Officers with the oversized loads are paid by haulers and are on overtime. ISP has specific limits about extra hours designed to avoid officer fatigue.

This summer could see a significant increase in megaload traffic in the region. ITD is waiting for the recommendation of the officer in the contested case hearing before it decides if it will allow Imperial Oil to haul more than 100 loads that take up two lanes of traffic on U.S. 12.

They would carry Korean-made components of a processing plant from the Port of Lewiston to the Kearl Oil Sands in Alberta, Canada.

A total of 15 components recently arrived at the Port of Vancouver, Wash. They would be loaded onto barges and taken up the Snake and Columbia rivers to Lewiston, where they would be transferred to trailers for the road portion of their journey.

At the same time, ITD is considering a proposal for 33 components that are being turned into 60 smaller shipments to use U.S. Highway 95 and Interstate 90. The modifications are reducing their height so they can travel underneath Interstate overpasses, but they would still be oversized loads.

In spite of the more than $500,000 of work done on each load so it can use the alternative route, Imperial Oil still prefers U.S. 12 even for the smaller transports, said Kenneth Johnson, Kearl module transportation project manager for Imperial Oil, which is owned mostly by ExxonMobil.

Johnson described the journey of Imperial Oil’s test module as a move that was “very well done” in spite of it knocking a limb off a tree in Lewiston and causing a power outage before it reached its destination.

ITD required the test module as a way to see if U.S. 12 was a feasible road for Imperial Oil’s oversized loads.
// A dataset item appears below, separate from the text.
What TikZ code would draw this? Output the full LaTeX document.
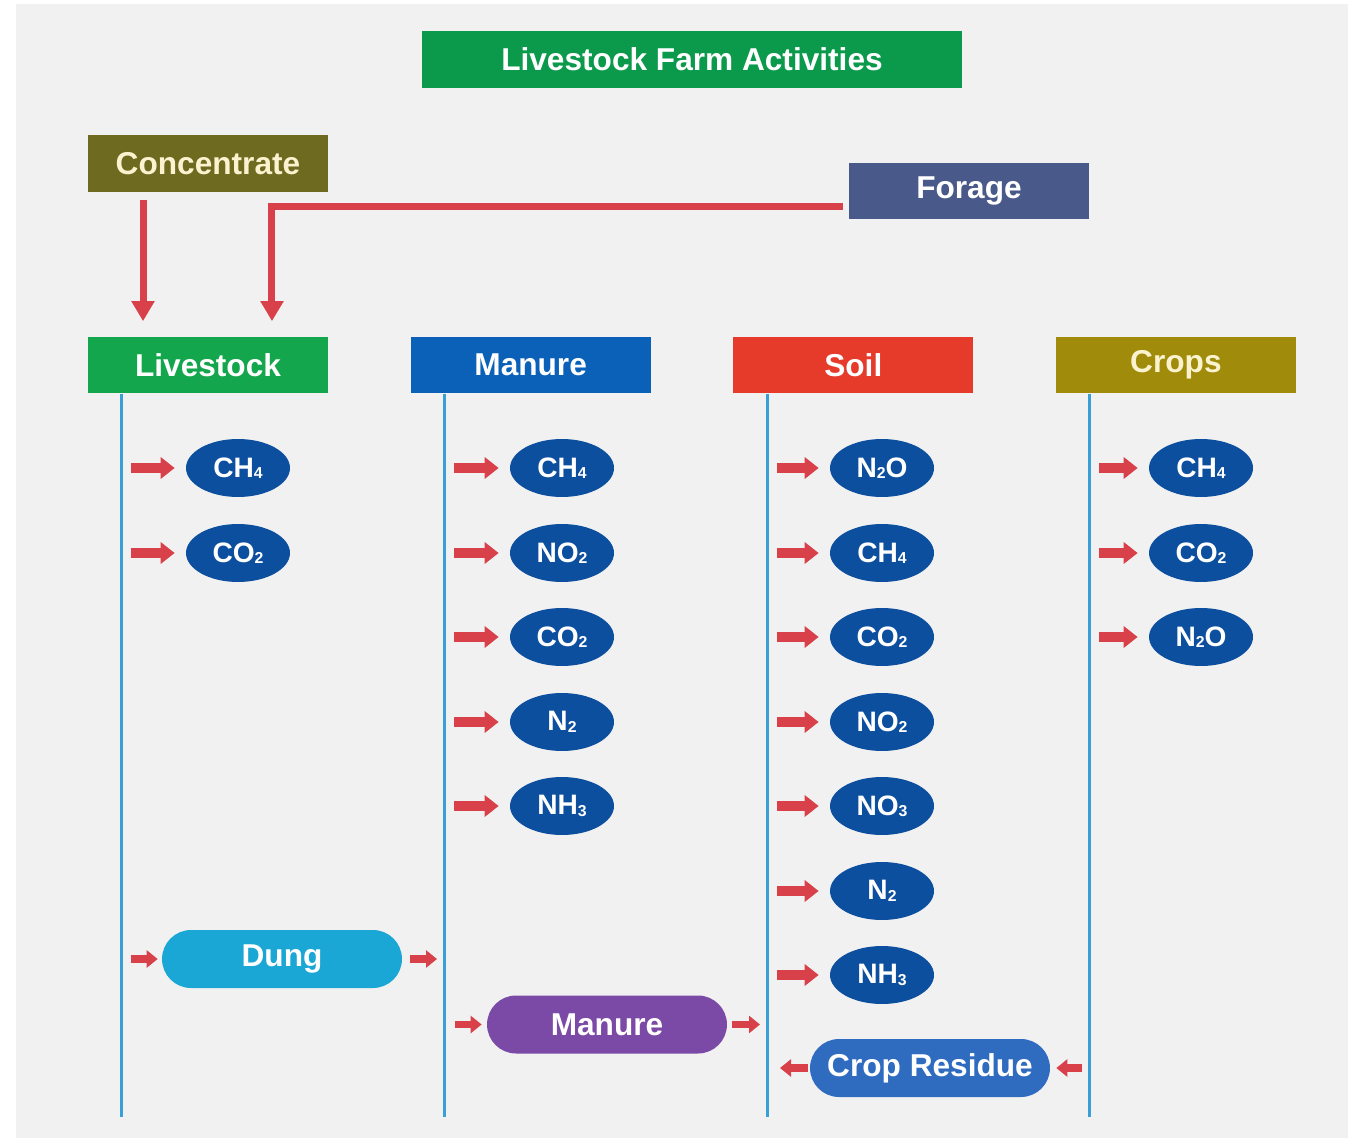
\documentclass[tikz,border=0pt]{standalone}
\usepackage{fontspec}
\setmainfont{Liberation Sans}
\usepackage{tikz}
\usetikzlibrary{positioning, arrows.meta, shapes.geometric}

\definecolor{bggray}{HTML}{F1F1F1}
\definecolor{titlegreen}{HTML}{0B9A4B}
\definecolor{concolive}{HTML}{6E6A1F}
\definecolor{forageblue}{HTML}{48598A}
\definecolor{livegreen}{HTML}{13A64C}
\definecolor{manureblue}{HTML}{0B61B8}
\definecolor{soilred}{HTML}{E63A2B}
\definecolor{cropolive}{HTML}{A08C0A}
\definecolor{lineblue}{HTML}{3A9FD6}
\definecolor{gasblue}{HTML}{0C4F9F}
\definecolor{arrowred}{HTML}{D9414A}
\definecolor{dungcyan}{HTML}{1AA7D5}
\definecolor{manpurple}{HTML}{7A4AA6}
\definecolor{residueblue}{HTML}{2F6CC0}
\definecolor{cream}{HTML}{FBF3CF}

\newcommand{\gsub}[1]{\raisebox{-0.8pt}{\fontsize{9}{9}\selectfont #1}}

\begin{document}
\begin{tikzpicture}[
	x=0.02cm, y=-0.02cm,
	node distance=1.64cm,
	head/.style={
		rectangle,
		minimum width=4.8cm,
		minimum height=1.14cm,
		inner sep=0pt,
		text=white,
		font=\fontsize{18}{20}\selectfont\bfseries
	},
	gas/.style={
		ellipse,
		fill=gasblue,
		minimum width=2.08cm,
		minimum height=1.16cm,
		inner sep=0pt,
		text=white,
		font=\fontsize{16}{18}\selectfont\bfseries
	},
	pill/.style={
		rectangle,
		rounded corners=0.58cm,
		minimum width=4.8cm,
		minimum height=1.16cm,
		inner sep=0pt,
		text=white,
		font=\fontsize{18}{20}\selectfont\bfseries
	},
	column/.style={
		line width=0.06cm,
		lineblue
	},
	feed/.style={
		-{Triangle[length=0.4cm,width=0.44cm]},
		line width=0.14cm,
		arrowred
	},
	emit/.style={
		-{Triangle[length=0.28cm,width=0.42cm]},
		line width=0.2cm,
		arrowred,
		shorten <=0.2cm,
		shorten >=0.22cm
	},
	pass/.style={
		-{Triangle[length=0.22cm,width=0.34cm]},
		line width=0.15cm,
		arrowred
	}
	]
	\useasboundingbox (0,0) rectangle (1348,1138);
	\fill[bggray] (16,4) rectangle (1348,1138);
	
	% top boxes
	\node[head, fill=titlegreen, minimum width=10.8cm] (title) at (692,59.5) {Livestock Farm Activities};
	\node[head, fill=concolive, text=cream] (conc) at (208,163.5) {Concentrate};
	\node[head, fill=forageblue] (forage) at (969,191) {Forage};
	
	% column headers
	\node[head, fill=livegreen] (live) at (208,365) {Livestock};
	\node[head, fill=manureblue, right=of live] (manure) {Manure};
	\node[head, fill=soilred, right=of manure] (soil) {Soil};
	\node[head, fill=cropolive, text=cream, right=of soil] (crops) {Crops};
	
	\draw[feed] ([xshift=-1.3cm,yshift=-0.16cm]conc.south)
	-- ([xshift=-1.3cm,yshift=0.3cm]live.north);
	\draw[feed] ([xshift=-0.12cm,yshift=-0.32cm]forage.west)
	-| ([xshift=1.28cm,yshift=0.3cm]live.north);
	
	% column lines
	\coordinate (c1) at (121,1117);
	\coordinate (c2) at (444,1117);
	\coordinate (c3) at (767,1117);
	\coordinate (c4) at (1089,1117);
	\draw[column] (live.south -| c1) -- (c1);
	\draw[column] (manure.south -| c2) -- (c2);
	\draw[column] (soil.south -| c3) -- (c3);
	\draw[column] (crops.south -| c4) -- (c4);
	
	% emissions
	\node[gas] (l1) at (238,468) {CH\gsub{4}};
	\node[gas] (l2) at (238,553) {CO\gsub{2}};
	
	\node[gas] (m1) at (562,468) {CH\gsub{4}};
	\node[gas] (m2) at (562,553) {NO\gsub{2}};
	\node[gas] (m3) at (562,637) {CO\gsub{2}};
	\node[gas] (m4) at (562,722) {N\gsub{2}};
	\node[gas] (m5) at (562,806) {NH\gsub{3}};
	
	\node[gas] (s1) at (882,468) {N\gsub{2}O};
	\node[gas] (s2) at (882,553) {CH\gsub{4}};
	\node[gas] (s3) at (882,637) {CO\gsub{2}};
	\node[gas] (s4) at (882,722) {NO\gsub{2}};
	\node[gas] (s5) at (882,806) {NO\gsub{3}};
	\node[gas] (s6) at (882,891) {N\gsub{2}};
	\node[gas] (s7) at (882,975) {NH\gsub{3}};
	
	\node[gas] (k1) at (1201,468) {CH\gsub{4}};
	\node[gas] (k2) at (1201,553) {CO\gsub{2}};
	\node[gas] (k3) at (1201,637) {N\gsub{2}O};
	
	\draw[emit] (l1 -| c1) -- (l1);
	\draw[emit] (l2 -| c1) -- (l2);
	\draw[emit] (m1 -| c2) -- (m1);
	\draw[emit] (m2 -| c2) -- (m2);
	\draw[emit] (m3 -| c2) -- (m3);
	\draw[emit] (m4 -| c2) -- (m4);
	\draw[emit] (m5 -| c2) -- (m5);
	\draw[emit] (s1 -| c3) -- (s1);
	\draw[emit] (s2 -| c3) -- (s2);
	\draw[emit] (s3 -| c3) -- (s3);
	\draw[emit] (s4 -| c3) -- (s4);
	\draw[emit] (s5 -| c3) -- (s5);
	\draw[emit] (s6 -| c3) -- (s6);
	\draw[emit] (s7 -| c3) -- (s7);
	\draw[emit] (k1 -| c4) -- (k1);
	\draw[emit] (k2 -| c4) -- (k2);
	\draw[emit] (k3 -| c4) -- (k3);
	
	% flows between columns
	\node[pill, fill=dungcyan] (dung) at (282,959) {Dung};
	\node[pill, fill=manpurple] (manpill) at (607,1024.5) {Manure};
	\node[pill, fill=residueblue] (residue) at (930,1068) {Crop Residue};
	
	\draw[pass, shorten <=0.2cm, shorten >=0.08cm] (dung -| c1) -- (dung);
	\draw[pass, shorten <=0.16cm, shorten >=0.14cm] (dung) -- (dung -| c2);
	\draw[pass, shorten <=0.22cm, shorten >=0.1cm] (manpill -| c2) -- (manpill);
	\draw[pass, shorten <=0.1cm, shorten >=0.14cm] (manpill) -- (manpill -| c3);
	\draw[pass, shorten <=0.04cm, shorten >=0.26cm] (residue) -- (residue -| c3);
	\draw[pass, shorten <=0.14cm, shorten >=0.12cm] (residue -| c4) -- (residue);
\end{tikzpicture}
\end{document}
The transport was almost 250 feet long, 3 stories tall and 24 feet wide, the same dimensions as the largest of Imperial Oil’s extra big shipments.

They’re supposed to pull over every 15 minutes to allow traffic to pass, but that limitation can be waived in certain circumstances.

Other significant testimony on Friday included:

l Darren Bland, of Mammoet, Imperial Oil’s contracted hauler, has a number of contingency plans for emergencies including one in which if the road is blocked where it would back up to the nearest usable turnout.

l A Mammoet employee alerted trucking companies when the test module would be on the road, Bland said. “At no point were we asking anyone to change the schedule or anything like that.”

l Johnson didn’t directly answer a question on whether vacant vehicles found in turnouts needed by the transport crew would be towed. “We would have to work it out on a case-by-case basis.”